### EXERCISE DIRECTIONS
Return all the data below as it stands, minus the pictures.

### DATA SHOWN ###

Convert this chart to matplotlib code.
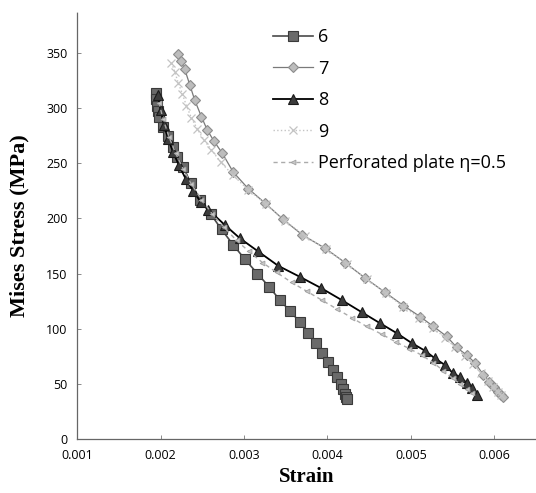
import matplotlib
matplotlib.use("Agg")
import matplotlib.pyplot as plt

# strain / Mises stress
x6 = [0.00194, 0.00195, 0.00196, 0.00197, 0.00198, 0.00203, 0.00209, 0.00215, 0.00220, 0.00227,
      0.00236, 0.00247, 0.00260, 0.00273, 0.00287, 0.00301, 0.00316, 0.00330, 0.00343, 0.00355,
      0.00367, 0.00377, 0.00386, 0.00394, 0.00401, 0.00407, 0.00412, 0.00416, 0.00419, 0.00421,
      0.00422, 0.00423]
y6 = [314, 308, 302, 297, 292, 283, 275, 265, 256, 247,
      232, 217, 204, 190, 176, 163, 150, 138, 126, 116,
      106, 96, 87, 78, 70, 63, 56, 50, 45, 41,
      38, 36]

x7 = [0.00221, 0.00224, 0.00229, 0.00235, 0.00241, 0.00249, 0.00256, 0.00264, 0.00274, 0.00287,
      0.00305, 0.00325, 0.00347, 0.00370, 0.00397, 0.00421, 0.00445, 0.00469, 0.00491, 0.00511,
      0.00527, 0.00543, 0.00555, 0.00567, 0.00577, 0.00587, 0.00594, 0.00600, 0.00605, 0.00608,
      0.00611]
y7 = [349, 343, 335, 321, 307, 292, 280, 270, 259, 242,
      227, 214, 199, 185, 173, 160, 146, 133, 121, 111,
      102, 93, 83, 76, 69, 58, 52, 47, 43, 40,
      38]

x8 = [0.00197, 0.00200, 0.00204, 0.00209, 0.00215, 0.00222, 0.00230, 0.00239, 0.00248, 0.00257,
      0.00277, 0.00295, 0.00317, 0.00341, 0.00367, 0.00392, 0.00417, 0.00441, 0.00463, 0.00483,
      0.00501, 0.00517, 0.00529, 0.00541, 0.00550, 0.00559, 0.00567, 0.00573, 0.00579]
y8 = [312, 298, 285, 272, 260, 248, 236, 225, 215, 208,
      194, 182, 170, 157, 147, 137, 126, 115, 105, 96,
      87, 80, 73, 67, 60, 56, 51, 46, 40]

x9 = [0.00213, 0.00217, 0.00221, 0.00226, 0.00231, 0.00237, 0.00244, 0.00252, 0.00261, 0.00272,
      0.00287, 0.00305, 0.00326, 0.00349, 0.00373, 0.00398, 0.00423, 0.00447, 0.00470, 0.00491,
      0.00510, 0.00526, 0.00541, 0.00553, 0.00565, 0.00575, 0.00584, 0.00592, 0.00599, 0.00604,
      0.00608]
y9 = [341, 333, 323, 313, 302, 291, 281, 271, 262, 251,
      239, 226, 213, 198, 184, 172, 159, 145, 132, 120,
      110, 101, 92, 83, 75, 68, 60, 53, 47, 43,
      40]

xp = [0.00198, 0.00203, 0.00210, 0.00218, 0.00227, 0.00237, 0.00249, 0.00262, 0.00276, 0.00291,
      0.00306, 0.00322, 0.00339, 0.00357, 0.00375, 0.00393, 0.00411, 0.00429, 0.00447, 0.00465,
      0.00482, 0.00498, 0.00513, 0.00527, 0.00539, 0.00550, 0.00559, 0.00567, 0.00573]
yp = [305, 290, 274, 259, 245, 231, 217, 204, 192, 180,
      170, 160, 151, 142, 134, 126, 118, 110, 102, 95,
      88, 82, 76, 69, 62, 55, 50, 45, 42]

labels = ["6", "7", "8", "9", "Perforated plate η=0.5"]
xticks = [0.001, 0.002, 0.003, 0.004, 0.005, 0.006]
yticks = [0, 50, 100, 150, 200, 250, 300, 350]

fig = plt.figure(figsize=(5.36, 4.93), dpi=100)
ax = fig.add_axes([0.144, 0.1095, 0.856, 0.866])

ax.plot(x6, y6, color="#4a4a4a", lw=1.2, marker="s", ms=6.5,
        mfc="#6a6a6a", mec="#3a3a3a", mew=0.8, label=labels[0])
ax.plot(x7, y7, color="#7a7a7a", lw=0.9, marker="D", ms=5,
        mfc="#bdbdbd", mec="#8c8c8c", mew=0.8, label=labels[1])
ax.plot(x8, y8, color="black", lw=1.3, marker="^", ms=6.5,
        mfc="#3c3c3c", mec="#1a1a1a", mew=0.8, label=labels[2])
ax.plot(x9, y9, color="#c4c4c4", lw=1.0, ls=":", marker="x", ms=6,
        mew=0.9, label=labels[3])
ax.plot(xp, yp, color="#ababab", lw=1.0, ls=(0, (3, 2.5)), marker="<", ms=3.5,
        mfc="#c8c8c8", mec="#a0a0a0", mew=0.6, label=labels[4])

ax.set_xlim(0.001, 0.0065)
ax.set_ylim(0, 387)
ax.set_xticks(xticks)
ax.set_xticklabels([f"{t:.3f}" for t in xticks])
ax.set_yticks(yticks)
ax.tick_params(direction="in", length=3, width=0.6, color="#777777",
               labelsize=9, pad=7)
for lab in ax.get_xticklabels() + ax.get_yticklabels():
    lab.set_family("Open Sans")

for s in ["top", "right"]:
    ax.spines[s].set_visible(False)
for s in ["left", "bottom"]:
    ax.spines[s].set_linestyle((0, (1, 1)))
    ax.spines[s].set_color("#666666")
    ax.spines[s].set_linewidth(0.9)

ax.set_xlabel("Strain", family="Liberation Serif", fontweight="bold",
              fontsize=15, labelpad=4)
ax.set_ylabel("Mises Stress (MPa)", family="Liberation Serif", fontweight="bold",
              fontsize=16, labelpad=12)

leg = ax.legend(loc="upper left", bbox_to_anchor=(273 / 536, 1 - 28 / 493),
                bbox_transform=fig.transFigure, frameon=False,
                prop={"family": "Open Sans", "size": 13},
                handlelength=2.2, handletextpad=0.3, labelspacing=0.75,
                borderpad=0, borderaxespad=0)

fig.savefig("out.png", dpi=100)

###

### SOLUTION FOR THIS TASK
Convert this chart to matplotlib code.
import matplotlib
matplotlib.use("Agg")
import matplotlib.pyplot as plt

# strain / Mises stress
x6 = [0.00194, 0.00195, 0.00196, 0.00197, 0.00198, 0.00203, 0.00209, 0.00215, 0.00220, 0.00227,
      0.00236, 0.00247, 0.00260, 0.00273, 0.00287, 0.00301, 0.00316, 0.00330, 0.00343, 0.00355,
      0.00367, 0.00377, 0.00386, 0.00394, 0.00401, 0.00407, 0.00412, 0.00416, 0.00419, 0.00421,
      0.00422, 0.00423]
y6 = [314, 308, 302, 297, 292, 283, 275, 265, 256, 247,
      232, 217, 204, 190, 176, 163, 150, 138, 126, 116,
      106, 96, 87, 78, 70, 63, 56, 50, 45, 41,
      38, 36]

x7 = [0.00221, 0.00224, 0.00229, 0.00235, 0.00241, 0.00249, 0.00256, 0.00264, 0.00274, 0.00287,
      0.00305, 0.00325, 0.00347, 0.00370, 0.00397, 0.00421, 0.00445, 0.00469, 0.00491, 0.00511,
      0.00527, 0.00543, 0.00555, 0.00567, 0.00577, 0.00587, 0.00594, 0.00600, 0.00605, 0.00608,
      0.00611]
y7 = [349, 343, 335, 321, 307, 292, 280, 270, 259, 242,
      227, 214, 199, 185, 173, 160, 146, 133, 121, 111,
      102, 93, 83, 76, 69, 58, 52, 47, 43, 40,
      38]

x8 = [0.00197, 0.00200, 0.00204, 0.00209, 0.00215, 0.00222, 0.00230, 0.00239, 0.00248, 0.00257,
      0.00277, 0.00295, 0.00317, 0.00341, 0.00367, 0.00392, 0.00417, 0.00441, 0.00463, 0.00483,
      0.00501, 0.00517, 0.00529, 0.00541, 0.00550, 0.00559, 0.00567, 0.00573, 0.00579]
y8 = [312, 298, 285, 272, 260, 248, 236, 225, 215, 208,
      194, 182, 170, 157, 147, 137, 126, 115, 105, 96,
      87, 80, 73, 67, 60, 56, 51, 46, 40]

x9 = [0.00213, 0.00217, 0.00221, 0.00226, 0.00231, 0.00237, 0.00244, 0.00252, 0.00261, 0.00272,
      0.00287, 0.00305, 0.00326, 0.00349, 0.00373, 0.00398, 0.00423, 0.00447, 0.00470, 0.00491,
      0.00510, 0.00526, 0.00541, 0.00553, 0.00565, 0.00575, 0.00584, 0.00592, 0.00599, 0.00604,
      0.00608]
y9 = [341, 333, 323, 313, 302, 291, 281, 271, 262, 251,
      239, 226, 213, 198, 184, 172, 159, 145, 132, 120,
      110, 101, 92, 83, 75, 68, 60, 53, 47, 43,
      40]

xp = [0.00198, 0.00203, 0.00210, 0.00218, 0.00227, 0.00237, 0.00249, 0.00262, 0.00276, 0.00291,
      0.00306, 0.00322, 0.00339, 0.00357, 0.00375, 0.00393, 0.00411, 0.00429, 0.00447, 0.00465,
      0.00482, 0.00498, 0.00513, 0.00527, 0.00539, 0.00550, 0.00559, 0.00567, 0.00573]
yp = [305, 290, 274, 259, 245, 231, 217, 204, 192, 180,
      170, 160, 151, 142, 134, 126, 118, 110, 102, 95,
      88, 82, 76, 69, 62, 55, 50, 45, 42]

labels = ["6", "7", "8", "9", "Perforated plate η=0.5"]
xticks = [0.001, 0.002, 0.003, 0.004, 0.005, 0.006]
yticks = [0, 50, 100, 150, 200, 250, 300, 350]

fig = plt.figure(figsize=(5.36, 4.93), dpi=100)
ax = fig.add_axes([0.144, 0.1095, 0.856, 0.866])

ax.plot(x6, y6, color="#4a4a4a", lw=1.2, marker="s", ms=6.5,
        mfc="#6a6a6a", mec="#3a3a3a", mew=0.8, label=labels[0])
ax.plot(x7, y7, color="#7a7a7a", lw=0.9, marker="D", ms=5,
        mfc="#bdbdbd", mec="#8c8c8c", mew=0.8, label=labels[1])
ax.plot(x8, y8, color="black", lw=1.3, marker="^", ms=6.5,
        mfc="#3c3c3c", mec="#1a1a1a", mew=0.8, label=labels[2])
ax.plot(x9, y9, color="#c4c4c4", lw=1.0, ls=":", marker="x", ms=6,
        mew=0.9, label=labels[3])
ax.plot(xp, yp, color="#ababab", lw=1.0, ls=(0, (3, 2.5)), marker="<", ms=3.5,
        mfc="#c8c8c8", mec="#a0a0a0", mew=0.6, label=labels[4])

ax.set_xlim(0.001, 0.0065)
ax.set_ylim(0, 387)
ax.set_xticks(xticks)
ax.set_xticklabels([f"{t:.3f}" for t in xticks])
ax.set_yticks(yticks)
ax.tick_params(direction="in", length=3, width=0.6, color="#777777",
               labelsize=9, pad=7)
for lab in ax.get_xticklabels() + ax.get_yticklabels():
    lab.set_family("Open Sans")

for s in ["top", "right"]:
    ax.spines[s].set_visible(False)
for s in ["left", "bottom"]:
    ax.spines[s].set_linestyle((0, (1, 1)))
    ax.spines[s].set_color("#666666")
    ax.spines[s].set_linewidth(0.9)

ax.set_xlabel("Strain", family="Liberation Serif", fontweight="bold",
              fontsize=15, labelpad=4)
ax.set_ylabel("Mises Stress (MPa)", family="Liberation Serif", fontweight="bold",
              fontsize=16, labelpad=12)

leg = ax.legend(loc="upper left", bbox_to_anchor=(273 / 536, 1 - 28 / 493),
                bbox_transform=fig.transFigure, frameon=False,
                prop={"family": "Open Sans", "size": 13},
                handlelength=2.2, handletextpad=0.3, labelspacing=0.75,
                borderpad=0, borderaxespad=0)

fig.savefig("out.png", dpi=100)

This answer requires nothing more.